Security Lessons from the Links
A couple of weeks ago I was enjoying a round of golf with my friend Mike and the conversation went something like this:
ME: Have you seen the new Brand X “Gigantor” driver? They are saying this thing will add 20 yards to your drives! I think I’m going to trade in my driver for one of these.
MIKE: Why? So you can hit it 20 yards farther into the woods?
That hurt, but Mike wasn’t finished.
MIKE: Look, man. You are talking about spending $400 bucks on a club you will use on a maximum of 14 holes per round. You’d be a LOT better off spending that money on some lessons and fixing the flaws in your swing.
ME: What’s wrong with my swing?
MIKE: Well you do hold the right end of the club, but beyond that, pretty much everything needs some work. You are missing a lot of the fundamentals of a good, consistent swing pattern. Fix that and you may not hit the ball 20 yards further off the tee but you’ll drop 20 strokes off your score.
It was hard to argue with his logic. I was really after a lower score but had fallen prey to the “shiny new object syndrome”. I wanted a quick fix rather than putting in the work needed on my swing fundamentals.

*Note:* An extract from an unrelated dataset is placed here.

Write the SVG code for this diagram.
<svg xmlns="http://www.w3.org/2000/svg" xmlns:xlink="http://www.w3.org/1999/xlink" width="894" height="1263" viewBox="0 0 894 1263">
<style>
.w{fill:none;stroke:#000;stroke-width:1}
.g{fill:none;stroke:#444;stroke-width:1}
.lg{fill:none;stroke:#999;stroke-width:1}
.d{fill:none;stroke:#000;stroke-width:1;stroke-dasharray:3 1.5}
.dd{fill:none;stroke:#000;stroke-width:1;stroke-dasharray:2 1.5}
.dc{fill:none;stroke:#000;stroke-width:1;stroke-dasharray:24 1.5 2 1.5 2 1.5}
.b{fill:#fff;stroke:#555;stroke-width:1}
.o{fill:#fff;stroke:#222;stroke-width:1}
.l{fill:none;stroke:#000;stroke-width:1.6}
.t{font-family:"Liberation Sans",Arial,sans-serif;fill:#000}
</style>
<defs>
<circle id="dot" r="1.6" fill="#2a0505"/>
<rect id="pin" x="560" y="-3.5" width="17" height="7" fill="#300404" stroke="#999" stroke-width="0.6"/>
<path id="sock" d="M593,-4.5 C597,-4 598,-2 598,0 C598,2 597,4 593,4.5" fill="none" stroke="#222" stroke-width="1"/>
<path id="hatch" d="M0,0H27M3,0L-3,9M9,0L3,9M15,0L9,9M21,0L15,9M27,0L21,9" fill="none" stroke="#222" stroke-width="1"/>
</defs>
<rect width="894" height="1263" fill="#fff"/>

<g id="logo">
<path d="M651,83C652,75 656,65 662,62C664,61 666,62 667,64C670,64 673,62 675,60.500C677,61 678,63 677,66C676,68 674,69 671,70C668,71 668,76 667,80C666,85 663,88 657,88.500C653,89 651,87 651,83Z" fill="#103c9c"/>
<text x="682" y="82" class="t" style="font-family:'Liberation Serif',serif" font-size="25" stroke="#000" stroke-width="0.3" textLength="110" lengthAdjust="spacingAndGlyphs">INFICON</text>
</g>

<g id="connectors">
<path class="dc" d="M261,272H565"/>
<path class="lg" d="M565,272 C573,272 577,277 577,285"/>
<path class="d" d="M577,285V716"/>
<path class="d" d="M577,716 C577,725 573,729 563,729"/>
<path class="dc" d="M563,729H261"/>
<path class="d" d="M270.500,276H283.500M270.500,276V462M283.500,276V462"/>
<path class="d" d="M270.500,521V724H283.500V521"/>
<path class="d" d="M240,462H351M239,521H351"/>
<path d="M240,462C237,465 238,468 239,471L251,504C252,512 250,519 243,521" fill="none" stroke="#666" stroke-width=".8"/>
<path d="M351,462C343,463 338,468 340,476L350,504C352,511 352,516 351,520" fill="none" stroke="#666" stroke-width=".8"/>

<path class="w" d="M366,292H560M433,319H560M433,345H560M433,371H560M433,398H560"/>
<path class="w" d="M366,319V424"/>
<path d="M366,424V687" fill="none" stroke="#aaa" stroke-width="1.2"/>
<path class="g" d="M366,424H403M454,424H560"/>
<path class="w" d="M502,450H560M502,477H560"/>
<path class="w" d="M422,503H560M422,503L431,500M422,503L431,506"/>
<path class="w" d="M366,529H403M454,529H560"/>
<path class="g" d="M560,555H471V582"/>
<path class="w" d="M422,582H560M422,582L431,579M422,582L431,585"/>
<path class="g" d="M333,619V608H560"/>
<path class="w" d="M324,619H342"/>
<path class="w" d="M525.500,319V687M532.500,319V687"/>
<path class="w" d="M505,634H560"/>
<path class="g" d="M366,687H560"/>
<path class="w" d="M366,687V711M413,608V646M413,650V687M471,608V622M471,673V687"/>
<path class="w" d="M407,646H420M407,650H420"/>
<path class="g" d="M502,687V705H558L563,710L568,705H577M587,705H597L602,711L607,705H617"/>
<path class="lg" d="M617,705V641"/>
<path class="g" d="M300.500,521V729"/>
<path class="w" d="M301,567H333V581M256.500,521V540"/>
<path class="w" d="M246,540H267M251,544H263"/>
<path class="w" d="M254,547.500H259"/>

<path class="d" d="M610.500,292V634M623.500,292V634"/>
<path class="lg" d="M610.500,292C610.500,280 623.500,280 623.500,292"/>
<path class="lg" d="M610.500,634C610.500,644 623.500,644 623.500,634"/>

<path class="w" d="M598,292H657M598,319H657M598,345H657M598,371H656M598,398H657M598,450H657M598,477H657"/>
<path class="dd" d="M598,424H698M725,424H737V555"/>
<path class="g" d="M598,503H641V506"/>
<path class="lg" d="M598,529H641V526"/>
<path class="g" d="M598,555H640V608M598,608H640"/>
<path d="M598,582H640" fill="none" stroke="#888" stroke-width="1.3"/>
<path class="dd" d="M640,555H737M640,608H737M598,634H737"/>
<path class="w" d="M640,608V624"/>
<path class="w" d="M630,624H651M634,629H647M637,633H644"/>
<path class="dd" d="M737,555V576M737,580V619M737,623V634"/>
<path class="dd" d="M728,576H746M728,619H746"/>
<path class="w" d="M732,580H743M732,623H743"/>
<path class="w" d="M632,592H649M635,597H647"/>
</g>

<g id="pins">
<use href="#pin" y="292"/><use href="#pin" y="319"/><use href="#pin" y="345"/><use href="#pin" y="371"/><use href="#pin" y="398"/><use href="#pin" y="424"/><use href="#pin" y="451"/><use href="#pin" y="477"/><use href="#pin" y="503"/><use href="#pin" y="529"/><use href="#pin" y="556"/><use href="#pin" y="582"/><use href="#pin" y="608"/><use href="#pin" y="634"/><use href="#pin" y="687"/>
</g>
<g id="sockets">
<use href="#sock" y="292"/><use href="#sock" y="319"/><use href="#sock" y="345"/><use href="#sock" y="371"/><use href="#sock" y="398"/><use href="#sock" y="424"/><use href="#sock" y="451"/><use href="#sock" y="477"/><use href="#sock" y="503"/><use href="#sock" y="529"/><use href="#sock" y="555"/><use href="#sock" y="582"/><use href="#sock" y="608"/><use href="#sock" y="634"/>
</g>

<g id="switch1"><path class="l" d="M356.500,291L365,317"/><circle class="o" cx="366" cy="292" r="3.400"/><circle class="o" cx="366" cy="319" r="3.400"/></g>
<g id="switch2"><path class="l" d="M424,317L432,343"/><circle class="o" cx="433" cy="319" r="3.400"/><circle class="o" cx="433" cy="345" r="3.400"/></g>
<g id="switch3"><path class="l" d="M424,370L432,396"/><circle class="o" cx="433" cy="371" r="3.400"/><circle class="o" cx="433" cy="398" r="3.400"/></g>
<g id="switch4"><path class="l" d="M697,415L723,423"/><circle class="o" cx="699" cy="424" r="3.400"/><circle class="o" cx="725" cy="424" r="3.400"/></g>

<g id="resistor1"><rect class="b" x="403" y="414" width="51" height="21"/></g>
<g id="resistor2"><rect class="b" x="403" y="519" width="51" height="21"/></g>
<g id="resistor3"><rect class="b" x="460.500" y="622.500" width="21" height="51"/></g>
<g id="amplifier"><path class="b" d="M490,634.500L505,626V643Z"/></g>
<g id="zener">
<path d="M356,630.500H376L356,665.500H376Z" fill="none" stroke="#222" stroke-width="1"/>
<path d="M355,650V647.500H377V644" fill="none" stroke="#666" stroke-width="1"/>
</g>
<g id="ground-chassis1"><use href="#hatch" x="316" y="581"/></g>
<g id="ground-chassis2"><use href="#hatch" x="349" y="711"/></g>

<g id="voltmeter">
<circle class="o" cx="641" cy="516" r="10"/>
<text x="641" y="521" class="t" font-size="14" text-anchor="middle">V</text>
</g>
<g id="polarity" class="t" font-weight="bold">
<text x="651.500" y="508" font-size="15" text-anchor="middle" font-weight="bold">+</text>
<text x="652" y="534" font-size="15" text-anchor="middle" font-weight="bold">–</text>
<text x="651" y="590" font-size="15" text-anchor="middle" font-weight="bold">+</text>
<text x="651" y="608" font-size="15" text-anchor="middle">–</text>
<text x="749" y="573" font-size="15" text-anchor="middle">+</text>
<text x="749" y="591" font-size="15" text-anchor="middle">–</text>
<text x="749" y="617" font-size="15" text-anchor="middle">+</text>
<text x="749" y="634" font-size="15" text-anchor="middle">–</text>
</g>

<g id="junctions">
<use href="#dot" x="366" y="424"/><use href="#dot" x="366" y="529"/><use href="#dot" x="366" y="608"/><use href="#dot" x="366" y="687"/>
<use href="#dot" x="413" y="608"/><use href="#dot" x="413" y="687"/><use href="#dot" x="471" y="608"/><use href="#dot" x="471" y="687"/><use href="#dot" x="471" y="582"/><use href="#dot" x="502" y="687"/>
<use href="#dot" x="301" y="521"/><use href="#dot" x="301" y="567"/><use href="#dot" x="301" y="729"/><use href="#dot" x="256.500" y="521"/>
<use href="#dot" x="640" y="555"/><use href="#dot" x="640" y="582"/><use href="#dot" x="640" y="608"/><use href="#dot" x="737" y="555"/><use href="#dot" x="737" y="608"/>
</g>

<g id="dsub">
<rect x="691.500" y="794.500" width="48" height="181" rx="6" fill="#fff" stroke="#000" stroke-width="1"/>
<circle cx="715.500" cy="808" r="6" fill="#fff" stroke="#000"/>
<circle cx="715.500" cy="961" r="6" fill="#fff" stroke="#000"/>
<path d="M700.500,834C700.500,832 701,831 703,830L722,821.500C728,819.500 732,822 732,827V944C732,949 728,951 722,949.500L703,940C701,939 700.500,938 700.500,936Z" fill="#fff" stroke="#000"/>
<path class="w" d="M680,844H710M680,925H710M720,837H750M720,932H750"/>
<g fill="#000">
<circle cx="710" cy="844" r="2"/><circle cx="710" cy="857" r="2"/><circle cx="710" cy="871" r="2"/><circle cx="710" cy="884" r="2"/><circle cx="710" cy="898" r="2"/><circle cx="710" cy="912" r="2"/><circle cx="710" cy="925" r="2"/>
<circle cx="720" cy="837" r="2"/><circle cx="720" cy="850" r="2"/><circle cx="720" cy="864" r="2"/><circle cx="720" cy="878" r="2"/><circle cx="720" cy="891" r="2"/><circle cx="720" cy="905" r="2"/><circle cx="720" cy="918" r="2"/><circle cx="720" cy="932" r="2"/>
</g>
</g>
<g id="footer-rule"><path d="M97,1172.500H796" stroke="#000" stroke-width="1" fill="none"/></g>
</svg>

As I thought about this more, I saw a parallel between my golf game and the way a lot of organizations approach information security. In the penetration tests and security program assessments I’ve performed throughout my career, I’ve seen a lot of companies that have chased the shiny new security technology thinking it would cure all of their ills all the while failing to address the weaknesses in the security fundamentals that are at the heart of their security problems.
To a certain extent, I understand why this happens. Security teams often run on lean budgets and have worked for several years on the mantra of “do more with less.” Already exhausted and overworked, it’s very appealing to latch on to any technology that promises to become an instant cure to the security problems in their environment.

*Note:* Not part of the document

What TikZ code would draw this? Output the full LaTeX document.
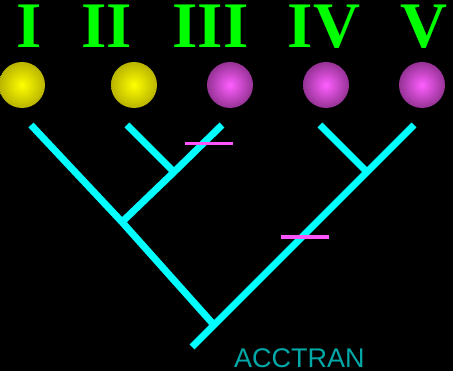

This usually creates two problems. First, security teams end up with a dozen different security technologies that don’t integrate with one another and, therefore, actually add to the administrative burden of security. Second, many new technologies simply mask underlying security problems and major incidents still occur when use cases not covered by the technology intersect with the right threats.
The answer, unfortunately is about as popular as telling an overweight person they need to go on a diet. Security teams need to ensure that proper fundamentals are in place across the enterprise.

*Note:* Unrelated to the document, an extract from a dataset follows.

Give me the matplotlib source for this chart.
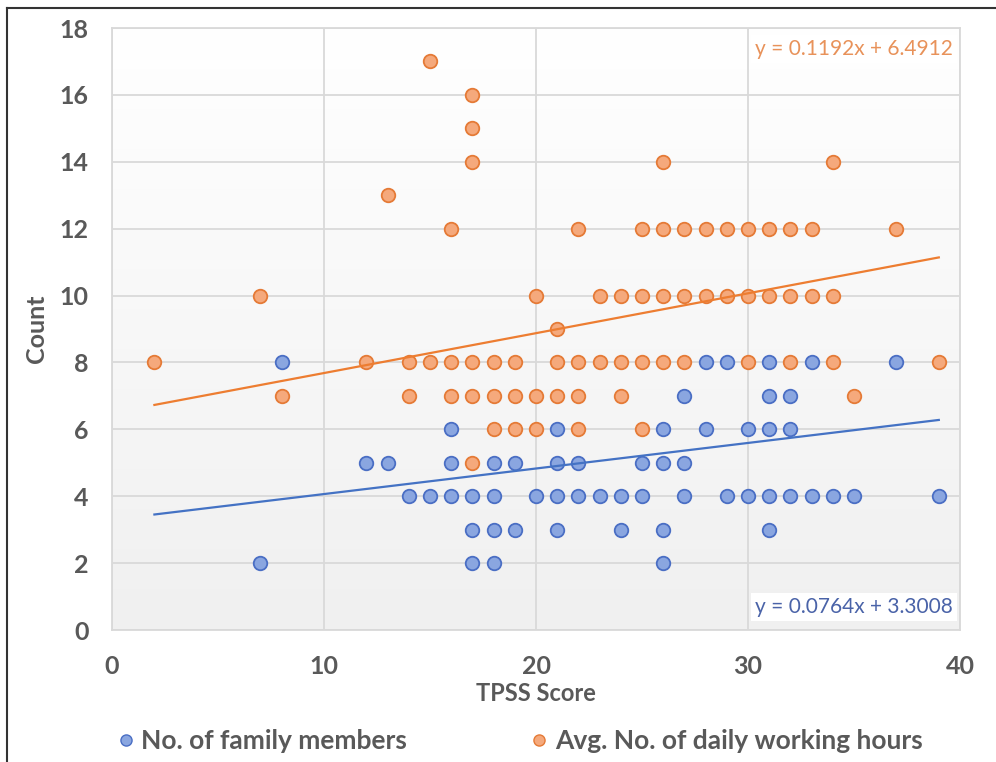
import numpy as np
import matplotlib
matplotlib.use("Agg")
import matplotlib.pyplot as plt
from matplotlib.lines import Line2D
from matplotlib.colors import LinearSegmentedColormap

plt.rcParams['font.family'] = ['Lato', 'DejaVu Sans']

# ---- data ----
fam_x = [8, 28, 29, 31, 33, 37,
         27, 31, 32,
         16, 21, 26, 28, 30, 31, 32,
         12, 13, 16, 18, 19, 21, 22, 25, 26, 27,
         14, 15, 16, 17, 18, 20, 21, 22, 23, 24, 25, 27, 29, 30, 31, 32, 33, 34, 35, 39,
         17, 18, 19, 21, 24, 26, 31,
         7, 17, 18, 26]
fam_y = [8] * 6 + [7] * 3 + [6] * 7 + [5] * 10 + [4] * 20 + [3] * 7 + [2] * 4

hrs_x = [15,
         17,
         17,
         17, 26, 34,
         13,
         16, 22, 25, 26, 27, 28, 29, 30, 31, 32, 33, 37,
         7, 20, 23, 24, 25, 26, 27, 28, 29, 30, 31, 32, 33, 34,
         21,
         2, 12, 14, 15, 16, 17, 18, 19, 21, 22, 23, 24, 25, 26, 27, 30, 32, 34, 39,
         8, 14, 16, 17, 18, 19, 20, 21, 22, 24, 35,
         18, 19, 20, 22, 25,
         17]
hrs_y = ([17] + [16] + [15] + [14] * 3 + [13] + [12] * 12 + [10] * 14 + [9]
         + [8] * 19 + [7] * 11 + [6] * 5 + [5])

fam_slope, fam_icpt = 0.0764, 3.3008
hrs_slope, hrs_icpt = 0.1192, 6.4912
trend_x = [2, 39]

series_names = ["No. of family members", "Avg. No. of daily working hours"]
x_ticks = [0, 10, 20, 30, 40]
y_ticks = list(range(0, 19, 2))

# ---- styling ----
blue_fill, blue_edge, blue_line = "#8aa6e0", "#4a6ec4", "#4472c4"
orng_fill, orng_edge, orng_line = "#f5a97c", "#e57a36", "#ed7d31"
text_col = "#595959"
grid_col = "#d9d9d9"

fig = plt.figure(figsize=(9.96, 7.62), dpi=100)
ax = fig.add_axes([112 / 996, 1 - 630 / 762, 848 / 996, 602 / 762])

# gradient background
grad = np.linspace(1.0, 0.0, 256).reshape(-1, 1)
cmap = LinearSegmentedColormap.from_list("bg", ["#f0f0f0", "#ffffff"])
ax.imshow(grad, extent=[0, 1, 0, 1], transform=ax.transAxes, cmap=cmap,
          aspect="auto", zorder=0, vmin=0, vmax=1)

ax.set_xlim(0, 40)
ax.set_ylim(0, 18)
ax.set_xticks(x_ticks)
ax.set_yticks(y_ticks)
ax.grid(True, color=grid_col, linewidth=1.3, zorder=1)
ax.set_axisbelow(True)
for s in ax.spines.values():
    s.set_color(grid_col)
    s.set_linewidth(1.3)
ax.tick_params(length=0, labelsize=18, colors=text_col)
ax.tick_params(axis="y", pad=17)
ax.tick_params(axis="x", pad=18)
for lbl in ax.get_xticklabels() + ax.get_yticklabels():
    lbl.set_fontweight("bold")

ax.scatter(fam_x, fam_y, s=95, facecolor=blue_fill, edgecolor=blue_edge,
           linewidth=1.3, zorder=3)
ax.scatter(hrs_x, hrs_y, s=95, facecolor=orng_fill, edgecolor=orng_edge,
           linewidth=1.3, zorder=4)

tx = np.array(trend_x, dtype=float)
ax.plot(tx, fam_slope * tx + fam_icpt, color=blue_line, linewidth=1.6, zorder=5)
ax.plot(tx, hrs_slope * tx + hrs_icpt, color=orng_line, linewidth=1.6, zorder=5)

ax.text(0.992, 0.965, f"y = {hrs_slope}x + {hrs_icpt}", transform=ax.transAxes,
        ha="right", va="center", fontsize=15, color="#e8925a", zorder=6,
        bbox=dict(facecolor="white", edgecolor="none", pad=3))
ax.text(0.992, 0.038, f"y = {fam_slope}x + {fam_icpt}", transform=ax.transAxes,
        ha="right", va="center", fontsize=15, color="#4a63a8", zorder=6,
        bbox=dict(facecolor="white", edgecolor="none", pad=3))

ax.set_xlabel("TPSS Score", fontsize=17, fontweight="bold", color=text_col, labelpad=3)
ax.set_ylabel("Count", fontsize=18, fontweight="bold", color=text_col, labelpad=8)

handles = [Line2D([], [], linestyle="none", marker="o", markersize=8,
                  markerfacecolor=blue_fill, markeredgecolor=blue_edge, markeredgewidth=1),
           Line2D([], [], linestyle="none", marker="o", markersize=8,
                  markerfacecolor=orng_fill, markeredgecolor=orng_edge, markeredgewidth=1)]
leg = fig.legend(handles, series_names, loc="center", bbox_to_anchor=(0.521, 0.027),
                 ncol=2, frameon=False, fontsize=19, handletextpad=0.2,
                 columnspacing=4.6, handlelength=0.8)
for t in leg.get_texts():
    t.set_color(text_col)
    t.set_fontweight("bold")

# outer border (left and top edges)
fig.add_artist(Line2D([7 / 996, 7 / 996], [0, 1 - 8 / 762], transform=fig.transFigure,
                      color="#333333", linewidth=1.5))
fig.add_artist(Line2D([7 / 996, 1], [1 - 8 / 762, 1 - 8 / 762], transform=fig.transFigure,
                      color="#333333", linewidth=1.5))

fig.savefig("out.png", dpi=100)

If you are wondering where to start, here are a few recommendations:
- Establish and enforce secure build standards. At a minimum, disable unnecessary services, restrict use of removable media, turn off autorun features, and limit use of administrator credentials on workstations.
- Be disciplined about patch management. This includes not only Windows workstations and servers but UNIX/Linux systems, 3rd-party applications like Adobe Reader and the Java Runtime Engine, and core applications like IIS, Exchange, Apache, Oracle, etc. Where you can’t patch, apply compensating controls like segmentation or whitelisting to manage risk.
- Address application security. Implement the necessary processes and controls to ensure that web and mission-critical applications are free from the OWASP top ten security defects.
- Evaluate the controls and security tools you already own. Make sure that the tools and controls already in your arsenal are properly configured and used to full effect.
Understand that implementing these fundamentals won’t make your systems, applications, and networks bulletproof, but they will reduce the available attack surface and better position your organization to evaluate and address residual risks.